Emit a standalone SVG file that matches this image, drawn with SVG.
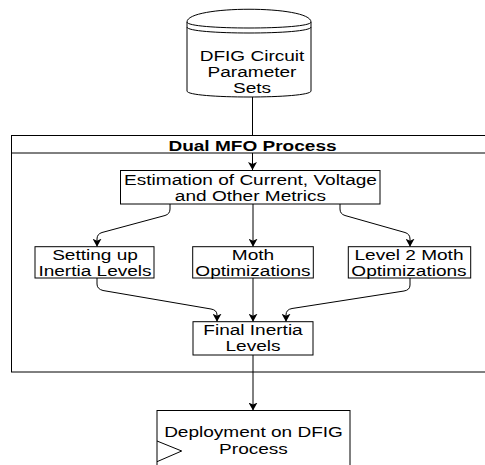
<svg xmlns="http://www.w3.org/2000/svg" width="485" height="465" viewBox="0 0 485 465">
<style>
.b{fill:#fff;stroke:#000;stroke-width:1}
.c{fill:none;stroke:#000;stroke-width:1}
.t{font-family:"Liberation Sans",Arial,sans-serif;font-size:14px;text-anchor:middle;fill:#000}
.h{font-weight:bold}
</style>
<defs>
<marker id="arr" markerWidth="8" markerHeight="9" viewBox="0 0 8 9" refX="8" refY="4.5" orient="auto" markerUnits="userSpaceOnUse">
<path d="M0,0 L8,4.5 L0,9 L2,4.5 Z" fill="#000"/>
</marker>
</defs>
<rect width="485" height="465" fill="#fff"/>
<g id="container">
<rect class="b" x="11.5" y="135.5" width="490" height="236.5"/>
<line class="c" x1="11.5" y1="153" x2="502" y2="153"/>
<text class="t h" transform="translate(252.5,150.5) scale(1.36,1)">Dual MFO Process</text>
</g>
<g id="cylinder">
<path class="b" d="M187,22 C187,5 311,5 311,22 L311,91 C311,99 187,99 187,91 Z"/>
<path class="c" d="M187,22 C187,30 311,30 311,22 M187,27 C187,35 311,35 311,27"/>
<text class="t" transform="translate(252,60.5) scale(1.36,1)">DFIG Circuit</text>
<text class="t" transform="translate(252,76.7) scale(1.36,1)">Parameter</text>
<text class="t" transform="translate(252,92.7) scale(1.36,1)">Sets</text>
</g>
<g id="connectors">
<path class="c" d="M252.5,97 V135.5"/>
<path class="c" d="M252.5,153 V170" marker-end="url(#arr)"/>
<path class="c" d="M170,204 V209 Q170,214 165,215.5 L102,232.5 Q97,234 97,239 V246.7" marker-end="url(#arr)"/>
<path class="c" d="M253,204 V246.7" marker-end="url(#arr)"/>
<path class="c" d="M340,204 V209 Q340,214 345,215.5 L405,232.5 Q410,234 410,239 V246.7" marker-end="url(#arr)"/>
<path class="c" d="M97,278 V284 Q97,289 103,290.5 L211,309 Q217,310 217,315 V321.7" marker-end="url(#arr)"/>
<path class="c" d="M253,278 V321.7" marker-end="url(#arr)"/>
<path class="c" d="M410,278 V285 Q410,290 404,291 L292,308.5 Q286,309.5 286,315 V321.7" marker-end="url(#arr)"/>
<path class="c" d="M253,355 V410.5" marker-end="url(#arr)"/>
</g>
<g id="estimation">
<rect class="b" x="120.5" y="170.5" width="259.5" height="33.5"/>
<text class="t" transform="translate(250.5,185.3) scale(1.36,1)">Estimation of Current, Voltage</text>
<text class="t" transform="translate(250.5,200.6) scale(1.36,1)">and Other Metrics</text>
</g>
<g id="setting">
<rect class="b" x="35" y="246.7" width="119" height="31.3"/>
<text class="t" transform="translate(95,259.5) scale(1.36,1)">Setting up</text>
<text class="t" transform="translate(95,275.5) scale(1.36,1)">Inertia Levels</text>
</g>
<g id="moth">
<rect class="b" x="192.7" y="246.7" width="120.6" height="31.3"/>
<text class="t" transform="translate(253,259.5) scale(1.36,1)">Moth</text>
<text class="t" transform="translate(253,275.5) scale(1.36,1)">Optimizations</text>
</g>
<g id="level2">
<rect class="b" x="348.3" y="246.7" width="122.4" height="31.3"/>
<text class="t" transform="translate(409,259.5) scale(1.36,1)">Level 2 Moth</text>
<text class="t" transform="translate(409,275.5) scale(1.36,1)">Optimizations</text>
</g>
<g id="final">
<rect class="b" x="193" y="321.7" width="120" height="33.3"/>
<text class="t" transform="translate(253,334.8) scale(1.36,1)">Final Inertia</text>
<text class="t" transform="translate(253,351) scale(1.36,1)">Levels</text>
</g>
<g id="deployment">
<rect class="b" x="157" y="410.5" width="193" height="70"/>
<path class="c" d="M157,441 L181.7,451 L157,461.7"/>
<text class="t" transform="translate(253.5,437.3) scale(1.36,1)">Deployment on DFIG</text>
<text class="t" transform="translate(253.5,454) scale(1.36,1)">Process</text>
</g>
</svg>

- Task requirements -
Copy the listing in full and without alteration, omitting every picture.

- Response to this exercise -
Emit a standalone SVG file that matches this image, drawn with SVG.
<svg xmlns="http://www.w3.org/2000/svg" width="485" height="465" viewBox="0 0 485 465">
<style>
.b{fill:#fff;stroke:#000;stroke-width:1}
.c{fill:none;stroke:#000;stroke-width:1}
.t{font-family:"Liberation Sans",Arial,sans-serif;font-size:14px;text-anchor:middle;fill:#000}
.h{font-weight:bold}
</style>
<defs>
<marker id="arr" markerWidth="8" markerHeight="9" viewBox="0 0 8 9" refX="8" refY="4.5" orient="auto" markerUnits="userSpaceOnUse">
<path d="M0,0 L8,4.5 L0,9 L2,4.5 Z" fill="#000"/>
</marker>
</defs>
<rect width="485" height="465" fill="#fff"/>
<g id="container">
<rect class="b" x="11.5" y="135.5" width="490" height="236.5"/>
<line class="c" x1="11.5" y1="153" x2="502" y2="153"/>
<text class="t h" transform="translate(252.5,150.5) scale(1.36,1)">Dual MFO Process</text>
</g>
<g id="cylinder">
<path class="b" d="M187,22 C187,5 311,5 311,22 L311,91 C311,99 187,99 187,91 Z"/>
<path class="c" d="M187,22 C187,30 311,30 311,22 M187,27 C187,35 311,35 311,27"/>
<text class="t" transform="translate(252,60.5) scale(1.36,1)">DFIG Circuit</text>
<text class="t" transform="translate(252,76.7) scale(1.36,1)">Parameter</text>
<text class="t" transform="translate(252,92.7) scale(1.36,1)">Sets</text>
</g>
<g id="connectors">
<path class="c" d="M252.5,97 V135.5"/>
<path class="c" d="M252.5,153 V170" marker-end="url(#arr)"/>
<path class="c" d="M170,204 V209 Q170,214 165,215.5 L102,232.5 Q97,234 97,239 V246.7" marker-end="url(#arr)"/>
<path class="c" d="M253,204 V246.7" marker-end="url(#arr)"/>
<path class="c" d="M340,204 V209 Q340,214 345,215.5 L405,232.5 Q410,234 410,239 V246.7" marker-end="url(#arr)"/>
<path class="c" d="M97,278 V284 Q97,289 103,290.5 L211,309 Q217,310 217,315 V321.7" marker-end="url(#arr)"/>
<path class="c" d="M253,278 V321.7" marker-end="url(#arr)"/>
<path class="c" d="M410,278 V285 Q410,290 404,291 L292,308.5 Q286,309.5 286,315 V321.7" marker-end="url(#arr)"/>
<path class="c" d="M253,355 V410.5" marker-end="url(#arr)"/>
</g>
<g id="estimation">
<rect class="b" x="120.5" y="170.5" width="259.5" height="33.5"/>
<text class="t" transform="translate(250.5,185.3) scale(1.36,1)">Estimation of Current, Voltage</text>
<text class="t" transform="translate(250.5,200.6) scale(1.36,1)">and Other Metrics</text>
</g>
<g id="setting">
<rect class="b" x="35" y="246.7" width="119" height="31.3"/>
<text class="t" transform="translate(95,259.5) scale(1.36,1)">Setting up</text>
<text class="t" transform="translate(95,275.5) scale(1.36,1)">Inertia Levels</text>
</g>
<g id="moth">
<rect class="b" x="192.7" y="246.7" width="120.6" height="31.3"/>
<text class="t" transform="translate(253,259.5) scale(1.36,1)">Moth</text>
<text class="t" transform="translate(253,275.5) scale(1.36,1)">Optimizations</text>
</g>
<g id="level2">
<rect class="b" x="348.3" y="246.7" width="122.4" height="31.3"/>
<text class="t" transform="translate(409,259.5) scale(1.36,1)">Level 2 Moth</text>
<text class="t" transform="translate(409,275.5) scale(1.36,1)">Optimizations</text>
</g>
<g id="final">
<rect class="b" x="193" y="321.7" width="120" height="33.3"/>
<text class="t" transform="translate(253,334.8) scale(1.36,1)">Final Inertia</text>
<text class="t" transform="translate(253,351) scale(1.36,1)">Levels</text>
</g>
<g id="deployment">
<rect class="b" x="157" y="410.5" width="193" height="70"/>
<path class="c" d="M157,441 L181.7,451 L157,461.7"/>
<text class="t" transform="translate(253.5,437.3) scale(1.36,1)">Deployment on DFIG</text>
<text class="t" transform="translate(253.5,454) scale(1.36,1)">Process</text>
</g>
</svg>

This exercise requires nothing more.